Their favourite walks are in the small hilly town of Sintra, north-west of Lisbon, where they enjoy eating local pastries and wandering around the historic castles and chapels.

In the comings weeks, Levchenko and her mother will travel to Rome, where a few family members who have settled across Europe are meeting together for a weekend, for the first time in almost a year.

“We are happy we get this chance – it will be our early Christmas and we don’t know when we will all get to see each other again,” she says.

France

Liudmyla Abdo sits in the window of a cafe in the 14th arrondissement wearing a matching purple beret and scarf and looking every bit the parisienne. In recent months, she has also embraced the classic role of the flâneuse, walking for hours through the streets of the French capital.

“Sometimes, I’m at work and she calls me and says, ‘I’m at the Eiffel Tower!’, and I’m like ‘Woah, what are you doing there?’” says her son, Nidal, who has lived in Paris since 2016.

“I choose a spot and I walk, discovering the streets and the people,” Abdo says.

Abdo recently moved out of the small one-bedroom apartment she was sharing with her other son, Marsel, and into one in the south of Paris where she is being hosted by a local family. There she has more space and a piano to play – she used to be a teacher.

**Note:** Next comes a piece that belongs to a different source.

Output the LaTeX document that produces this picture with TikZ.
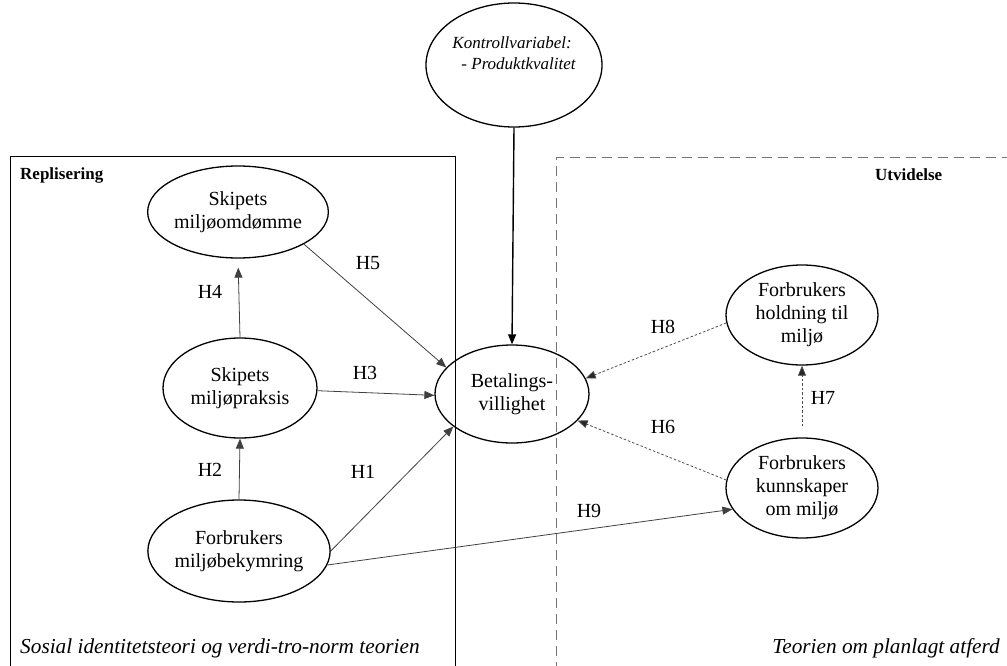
\documentclass[tikz,border=0pt]{standalone}
\usepackage{fontspec}
\setmainfont{Liberation Serif}
\usetikzlibrary{arrows.meta,shapes.geometric}
\tikzset{
  ell/.style={draw, ellipse, line width=1.3pt, inner sep=0pt, align=center,
    font=\fontsize{20}{23}\selectfont},
  conn/.style={draw=black!75, line width=0.8pt, -{Triangle[length=10pt,width=8pt]}},
  dotconn/.style={draw=black!70, line width=0.8pt, dash pattern=on 2.5pt off 2pt,
    -{Triangle[length=10pt,width=8pt,fill=black!85]}},
  hlab/.style={font=\fontsize{20}{23}\selectfont, inner sep=0pt},
  boxlab/.style={font=\fontsize{17}{20}\selectfont\bfseries, inner sep=0pt, anchor=west},
  theory/.style={font=\fontsize{21.3}{24}\selectfont\itshape, inner sep=0pt}
}
\begin{document}
\begin{tikzpicture}[x=1pt,y=-1pt]
\useasboundingbox (0,0) rectangle (1007,666);
% frames
\draw[line width=1pt] (10,672) -- (10,157) -- (455,157) -- (455,672);
\draw[line width=1pt, draw=black!55, dash pattern=on 10pt off 6pt] (556,672) -- (556,158) -- (1012,158);
\node[boxlab] (repl) at (20,175) {Replisering};
\node[boxlab] (utv) at (875,175) {Utvidelse};
\node[theory, anchor=west] (sit) at (20,648) {Sosial identitetsteori og verdi-tro-norm teorien};
\node[theory, anchor=east] (tpa) at (1000,648) {Teorien om planlagt atferd};
% nodes
\node[ell, minimum width=176pt, minimum height=124pt] (kon) at (514,65) {};
\node[inner sep=0pt, align=left, font=\fontsize{17}{21}\selectfont\itshape] (kontxt) at (514,53)
  {Kontrollvariabel:\\\hspace{9pt}- Produktkvalitet};
\node[ell, minimum width=152pt, minimum height=92pt] (omd) at (238,212) {Skipets\\miljøomdømme};
\node[ell, minimum width=154pt, minimum height=100pt] (pra) at (240,388) {Skipets\\miljøpraksis};
\node[ell, minimum width=154pt, minimum height=102pt] (fmb) at (239,551) {Forbrukers\\miljøbekymring};
\node[ell, minimum width=154pt, minimum height=98pt] (bet) at (512,394) {Betalings-\\villighet};
\node[ell, minimum width=152pt, minimum height=100pt] (hol) at (802,315) {Forbrukers\\holdning til\\miljø};
\node[ell, minimum width=152pt, minimum height=100pt] (kun) at (802,488) {Forbrukers\\kunnskaper\\om miljø};
% connectors
\draw[-{Triangle[length=10pt,width=8pt]}, line width=1.4pt] (kon.south) -- (bet.north);
\draw[conn, shorten >=9pt] (pra.north) -- (omd.south);
\draw[conn] (fmb.north) -- (pra.south);
\draw[conn] (omd.-26) -- (bet.158);
\draw[conn] (pra.-2) -- (bet.181);
\draw[conn] (fmb.0) -- (bet.209);
\draw[conn] (fmb.-9) -- (kun.197);
\draw[dotconn] (hol.186) -- (bet.12);
\draw[dotconn] (kun.174) -- (bet.-22);
\draw[dotconn, shorten <=11pt] (kun.north) -- (hol.south);
% labels
\node[hlab] (h1) at (363,472) {H1};
\node[hlab] (h2) at (210,470) {H2};
\node[hlab] (h3) at (365,373) {H3};
\node[hlab] (h4) at (210,292) {H4};
\node[hlab] (h5) at (368,263) {H5};
\node[hlab] (h6) at (663,427) {H6};
\node[hlab] (h7) at (823,398) {H7};
\node[hlab] (h8) at (663,327) {H8};
\node[hlab] (h9) at (589,511) {H9};
\end{tikzpicture}
\end{document}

This accommodation, like her last, is temporary, and Nidal is hunting for an apartment where he and his mother can live together. But as anyone who has ever tried to rent in Paris knows, it can be difficult to find a place without a permanent employment contract and a local guarantor.

These are the questions that are front of mind for the family, more so than the approaching Christmas holiday. Nine months after a frantic scramble to get Abdo out of a war zone, Nidal says the family is still living day by day: “For us, there are priorities, and the priority is what’s happening tomorrow, not celebrating.”

Abdo’s son is trying to find an apartment in Paris they can rent together.
Abdo’s son is trying to find an apartment in Paris they can rent together. Photograph: Sara Farid/The Guardian

Still, Abdo has been invited to a Christmas dinner where people who have migrated to Paris can meet to enjoy the holiday together. It won’t be the same as Christmas in Kyiv: for a start, it will be two weeks earlier, as Ukraine traditionally follows the Orthodox calendar. However, she is hoping to recreate some of the same “Christmas vibes”, as Nidal puts it, that she enjoyed back home.

Christmas is about “cooking, gathering the family together, dancing and singing songs”, she says. And if it is an unusually frigid December in Paris this year, it’s much colder in Kyiv, where energy is restricted. Abdo can measure out the power cuts by the frequency with which her regular phone calls with friends are cut short.

In a world in which Russia had not invaded Ukraine last winter, she would be with them this festive season. Instead, she passes her days wondering when she’ll be able to go home.

“With the entirety of my heart, I feel sad for Ukraine,” she says.